§ **Supplied information**:
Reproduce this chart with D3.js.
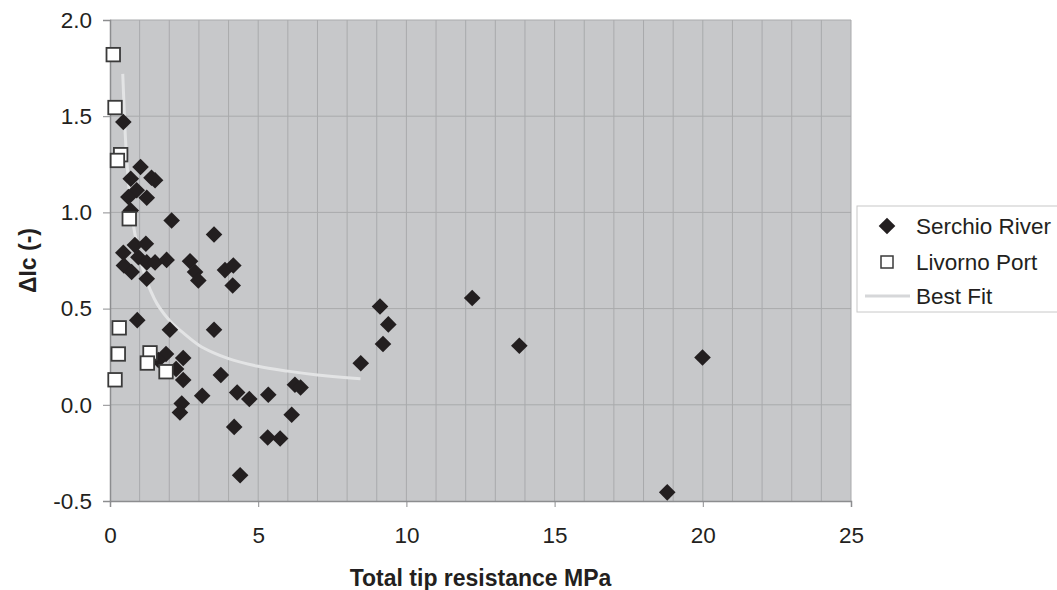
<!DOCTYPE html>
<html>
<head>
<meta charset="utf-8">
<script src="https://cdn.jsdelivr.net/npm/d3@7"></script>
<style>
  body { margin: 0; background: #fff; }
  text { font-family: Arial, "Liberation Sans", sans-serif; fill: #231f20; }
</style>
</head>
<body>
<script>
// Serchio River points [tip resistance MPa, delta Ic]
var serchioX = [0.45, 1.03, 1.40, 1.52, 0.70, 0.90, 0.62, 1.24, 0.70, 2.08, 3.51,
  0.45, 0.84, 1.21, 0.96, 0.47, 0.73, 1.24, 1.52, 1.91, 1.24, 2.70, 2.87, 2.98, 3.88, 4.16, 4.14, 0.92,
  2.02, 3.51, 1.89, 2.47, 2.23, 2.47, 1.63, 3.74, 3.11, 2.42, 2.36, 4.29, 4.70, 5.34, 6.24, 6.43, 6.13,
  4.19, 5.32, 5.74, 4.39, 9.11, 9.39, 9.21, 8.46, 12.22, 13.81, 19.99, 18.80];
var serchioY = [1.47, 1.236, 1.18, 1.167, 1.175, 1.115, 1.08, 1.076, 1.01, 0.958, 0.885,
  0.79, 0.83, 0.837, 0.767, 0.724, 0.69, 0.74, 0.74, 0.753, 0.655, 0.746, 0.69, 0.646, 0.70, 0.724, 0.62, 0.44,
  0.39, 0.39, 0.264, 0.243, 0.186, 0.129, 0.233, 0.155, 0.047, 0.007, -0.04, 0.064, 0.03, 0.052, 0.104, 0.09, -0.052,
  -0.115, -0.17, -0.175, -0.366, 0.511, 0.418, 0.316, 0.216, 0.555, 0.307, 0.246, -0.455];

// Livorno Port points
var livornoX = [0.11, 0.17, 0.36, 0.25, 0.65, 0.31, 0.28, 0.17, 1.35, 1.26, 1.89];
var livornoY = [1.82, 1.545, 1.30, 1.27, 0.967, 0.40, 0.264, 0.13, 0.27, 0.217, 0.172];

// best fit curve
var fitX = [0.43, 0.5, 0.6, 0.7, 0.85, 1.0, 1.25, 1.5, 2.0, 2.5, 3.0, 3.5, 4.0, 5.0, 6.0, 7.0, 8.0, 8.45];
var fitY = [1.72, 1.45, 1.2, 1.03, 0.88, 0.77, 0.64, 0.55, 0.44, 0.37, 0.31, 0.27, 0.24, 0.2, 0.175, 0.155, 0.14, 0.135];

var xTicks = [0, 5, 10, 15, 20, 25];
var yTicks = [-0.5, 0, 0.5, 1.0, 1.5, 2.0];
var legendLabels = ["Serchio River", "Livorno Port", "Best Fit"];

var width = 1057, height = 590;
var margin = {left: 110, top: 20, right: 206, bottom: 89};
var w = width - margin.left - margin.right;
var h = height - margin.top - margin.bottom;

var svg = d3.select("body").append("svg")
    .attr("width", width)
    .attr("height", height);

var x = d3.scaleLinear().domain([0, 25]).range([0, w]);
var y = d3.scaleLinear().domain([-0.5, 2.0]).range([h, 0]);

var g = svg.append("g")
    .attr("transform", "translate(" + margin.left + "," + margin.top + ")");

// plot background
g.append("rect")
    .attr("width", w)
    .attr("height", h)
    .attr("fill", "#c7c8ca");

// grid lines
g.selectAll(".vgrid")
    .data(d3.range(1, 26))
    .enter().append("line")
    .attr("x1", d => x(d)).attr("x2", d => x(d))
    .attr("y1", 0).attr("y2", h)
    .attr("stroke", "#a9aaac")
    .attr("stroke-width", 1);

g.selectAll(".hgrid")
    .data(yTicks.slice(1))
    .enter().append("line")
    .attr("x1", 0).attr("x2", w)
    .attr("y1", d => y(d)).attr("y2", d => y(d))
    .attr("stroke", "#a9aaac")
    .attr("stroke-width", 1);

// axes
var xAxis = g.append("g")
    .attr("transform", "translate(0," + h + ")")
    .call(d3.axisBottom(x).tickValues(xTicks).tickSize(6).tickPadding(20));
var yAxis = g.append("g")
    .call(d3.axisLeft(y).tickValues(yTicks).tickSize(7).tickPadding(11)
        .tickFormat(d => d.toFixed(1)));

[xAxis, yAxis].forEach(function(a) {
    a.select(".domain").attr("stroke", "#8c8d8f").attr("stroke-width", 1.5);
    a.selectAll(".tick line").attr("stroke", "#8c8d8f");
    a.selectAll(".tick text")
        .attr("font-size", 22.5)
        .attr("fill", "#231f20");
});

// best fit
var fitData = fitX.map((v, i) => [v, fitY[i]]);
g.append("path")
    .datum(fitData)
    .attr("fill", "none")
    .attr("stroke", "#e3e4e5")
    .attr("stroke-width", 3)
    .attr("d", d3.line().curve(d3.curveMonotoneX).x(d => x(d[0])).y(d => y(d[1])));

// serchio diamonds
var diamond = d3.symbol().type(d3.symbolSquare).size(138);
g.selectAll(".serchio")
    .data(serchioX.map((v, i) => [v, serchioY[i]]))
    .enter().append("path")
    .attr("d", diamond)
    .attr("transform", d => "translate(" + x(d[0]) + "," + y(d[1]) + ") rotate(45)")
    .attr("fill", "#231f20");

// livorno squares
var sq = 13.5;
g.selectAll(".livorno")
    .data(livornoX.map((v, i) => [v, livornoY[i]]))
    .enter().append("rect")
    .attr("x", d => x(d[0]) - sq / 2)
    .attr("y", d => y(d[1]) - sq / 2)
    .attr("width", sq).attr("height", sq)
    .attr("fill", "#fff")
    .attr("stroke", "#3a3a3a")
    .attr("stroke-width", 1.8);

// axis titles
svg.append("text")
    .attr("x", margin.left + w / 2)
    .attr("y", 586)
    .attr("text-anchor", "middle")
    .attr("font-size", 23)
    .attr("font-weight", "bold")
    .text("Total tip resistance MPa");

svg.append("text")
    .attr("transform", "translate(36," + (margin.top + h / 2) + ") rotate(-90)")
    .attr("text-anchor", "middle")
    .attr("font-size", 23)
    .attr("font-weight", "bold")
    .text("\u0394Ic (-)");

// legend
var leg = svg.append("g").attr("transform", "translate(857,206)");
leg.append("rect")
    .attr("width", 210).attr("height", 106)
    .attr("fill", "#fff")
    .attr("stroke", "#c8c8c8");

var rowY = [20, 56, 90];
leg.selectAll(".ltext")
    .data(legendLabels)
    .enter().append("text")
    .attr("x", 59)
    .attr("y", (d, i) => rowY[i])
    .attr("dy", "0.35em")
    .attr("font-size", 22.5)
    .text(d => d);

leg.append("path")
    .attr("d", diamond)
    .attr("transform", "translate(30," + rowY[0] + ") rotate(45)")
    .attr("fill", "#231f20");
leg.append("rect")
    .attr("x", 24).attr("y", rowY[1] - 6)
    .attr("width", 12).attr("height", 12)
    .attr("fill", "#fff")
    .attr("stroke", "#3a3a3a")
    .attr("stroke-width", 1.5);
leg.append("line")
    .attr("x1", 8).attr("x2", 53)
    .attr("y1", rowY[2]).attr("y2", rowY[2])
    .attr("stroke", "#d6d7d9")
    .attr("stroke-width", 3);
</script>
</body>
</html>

§ **Task to carry out**:
Keep every word of the data as it is when you write it out, but drop the pictures.

§ **Expected output**:
Reproduce this chart with D3.js.
<!DOCTYPE html>
<html>
<head>
<meta charset="utf-8">
<script src="https://cdn.jsdelivr.net/npm/d3@7"></script>
<style>
  body { margin: 0; background: #fff; }
  text { font-family: Arial, "Liberation Sans", sans-serif; fill: #231f20; }
</style>
</head>
<body>
<script>
// Serchio River points [tip resistance MPa, delta Ic]
var serchioX = [0.45, 1.03, 1.40, 1.52, 0.70, 0.90, 0.62, 1.24, 0.70, 2.08, 3.51,
  0.45, 0.84, 1.21, 0.96, 0.47, 0.73, 1.24, 1.52, 1.91, 1.24, 2.70, 2.87, 2.98, 3.88, 4.16, 4.14, 0.92,
  2.02, 3.51, 1.89, 2.47, 2.23, 2.47, 1.63, 3.74, 3.11, 2.42, 2.36, 4.29, 4.70, 5.34, 6.24, 6.43, 6.13,
  4.19, 5.32, 5.74, 4.39, 9.11, 9.39, 9.21, 8.46, 12.22, 13.81, 19.99, 18.80];
var serchioY = [1.47, 1.236, 1.18, 1.167, 1.175, 1.115, 1.08, 1.076, 1.01, 0.958, 0.885,
  0.79, 0.83, 0.837, 0.767, 0.724, 0.69, 0.74, 0.74, 0.753, 0.655, 0.746, 0.69, 0.646, 0.70, 0.724, 0.62, 0.44,
  0.39, 0.39, 0.264, 0.243, 0.186, 0.129, 0.233, 0.155, 0.047, 0.007, -0.04, 0.064, 0.03, 0.052, 0.104, 0.09, -0.052,
  -0.115, -0.17, -0.175, -0.366, 0.511, 0.418, 0.316, 0.216, 0.555, 0.307, 0.246, -0.455];

// Livorno Port points
var livornoX = [0.11, 0.17, 0.36, 0.25, 0.65, 0.31, 0.28, 0.17, 1.35, 1.26, 1.89];
var livornoY = [1.82, 1.545, 1.30, 1.27, 0.967, 0.40, 0.264, 0.13, 0.27, 0.217, 0.172];

// best fit curve
var fitX = [0.43, 0.5, 0.6, 0.7, 0.85, 1.0, 1.25, 1.5, 2.0, 2.5, 3.0, 3.5, 4.0, 5.0, 6.0, 7.0, 8.0, 8.45];
var fitY = [1.72, 1.45, 1.2, 1.03, 0.88, 0.77, 0.64, 0.55, 0.44, 0.37, 0.31, 0.27, 0.24, 0.2, 0.175, 0.155, 0.14, 0.135];

var xTicks = [0, 5, 10, 15, 20, 25];
var yTicks = [-0.5, 0, 0.5, 1.0, 1.5, 2.0];
var legendLabels = ["Serchio River", "Livorno Port", "Best Fit"];

var width = 1057, height = 590;
var margin = {left: 110, top: 20, right: 206, bottom: 89};
var w = width - margin.left - margin.right;
var h = height - margin.top - margin.bottom;

var svg = d3.select("body").append("svg")
    .attr("width", width)
    .attr("height", height);

var x = d3.scaleLinear().domain([0, 25]).range([0, w]);
var y = d3.scaleLinear().domain([-0.5, 2.0]).range([h, 0]);

var g = svg.append("g")
    .attr("transform", "translate(" + margin.left + "," + margin.top + ")");

// plot background
g.append("rect")
    .attr("width", w)
    .attr("height", h)
    .attr("fill", "#c7c8ca");

// grid lines
g.selectAll(".vgrid")
    .data(d3.range(1, 26))
    .enter().append("line")
    .attr("x1", d => x(d)).attr("x2", d => x(d))
    .attr("y1", 0).attr("y2", h)
    .attr("stroke", "#a9aaac")
    .attr("stroke-width", 1);

g.selectAll(".hgrid")
    .data(yTicks.slice(1))
    .enter().append("line")
    .attr("x1", 0).attr("x2", w)
    .attr("y1", d => y(d)).attr("y2", d => y(d))
    .attr("stroke", "#a9aaac")
    .attr("stroke-width", 1);

// axes
var xAxis = g.append("g")
    .attr("transform", "translate(0," + h + ")")
    .call(d3.axisBottom(x).tickValues(xTicks).tickSize(6).tickPadding(20));
var yAxis = g.append("g")
    .call(d3.axisLeft(y).tickValues(yTicks).tickSize(7).tickPadding(11)
        .tickFormat(d => d.toFixed(1)));

[xAxis, yAxis].forEach(function(a) {
    a.select(".domain").attr("stroke", "#8c8d8f").attr("stroke-width", 1.5);
    a.selectAll(".tick line").attr("stroke", "#8c8d8f");
    a.selectAll(".tick text")
        .attr("font-size", 22.5)
        .attr("fill", "#231f20");
});

// best fit
var fitData = fitX.map((v, i) => [v, fitY[i]]);
g.append("path")
    .datum(fitData)
    .attr("fill", "none")
    .attr("stroke", "#e3e4e5")
    .attr("stroke-width", 3)
    .attr("d", d3.line().curve(d3.curveMonotoneX).x(d => x(d[0])).y(d => y(d[1])));

// serchio diamonds
var diamond = d3.symbol().type(d3.symbolSquare).size(138);
g.selectAll(".serchio")
    .data(serchioX.map((v, i) => [v, serchioY[i]]))
    .enter().append("path")
    .attr("d", diamond)
    .attr("transform", d => "translate(" + x(d[0]) + "," + y(d[1]) + ") rotate(45)")
    .attr("fill", "#231f20");

// livorno squares
var sq = 13.5;
g.selectAll(".livorno")
    .data(livornoX.map((v, i) => [v, livornoY[i]]))
    .enter().append("rect")
    .attr("x", d => x(d[0]) - sq / 2)
    .attr("y", d => y(d[1]) - sq / 2)
    .attr("width", sq).attr("height", sq)
    .attr("fill", "#fff")
    .attr("stroke", "#3a3a3a")
    .attr("stroke-width", 1.8);

// axis titles
svg.append("text")
    .attr("x", margin.left + w / 2)
    .attr("y", 586)
    .attr("text-anchor", "middle")
    .attr("font-size", 23)
    .attr("font-weight", "bold")
    .text("Total tip resistance MPa");

svg.append("text")
    .attr("transform", "translate(36," + (margin.top + h / 2) + ") rotate(-90)")
    .attr("text-anchor", "middle")
    .attr("font-size", 23)
    .attr("font-weight", "bold")
    .text("\u0394Ic (-)");

// legend
var leg = svg.append("g").attr("transform", "translate(857,206)");
leg.append("rect")
    .attr("width", 210).attr("height", 106)
    .attr("fill", "#fff")
    .attr("stroke", "#c8c8c8");

var rowY = [20, 56, 90];
leg.selectAll(".ltext")
    .data(legendLabels)
    .enter().append("text")
    .attr("x", 59)
    .attr("y", (d, i) => rowY[i])
    .attr("dy", "0.35em")
    .attr("font-size", 22.5)
    .text(d => d);

leg.append("path")
    .attr("d", diamond)
    .attr("transform", "translate(30," + rowY[0] + ") rotate(45)")
    .attr("fill", "#231f20");
leg.append("rect")
    .attr("x", 24).attr("y", rowY[1] - 6)
    .attr("width", 12).attr("height", 12)
    .attr("fill", "#fff")
    .attr("stroke", "#3a3a3a")
    .attr("stroke-width", 1.5);
leg.append("line")
    .attr("x1", 8).attr("x2", 53)
    .attr("y1", rowY[2]).attr("y2", rowY[2])
    .attr("stroke", "#d6d7d9")
    .attr("stroke-width", 3);
</script>
</body>
</html>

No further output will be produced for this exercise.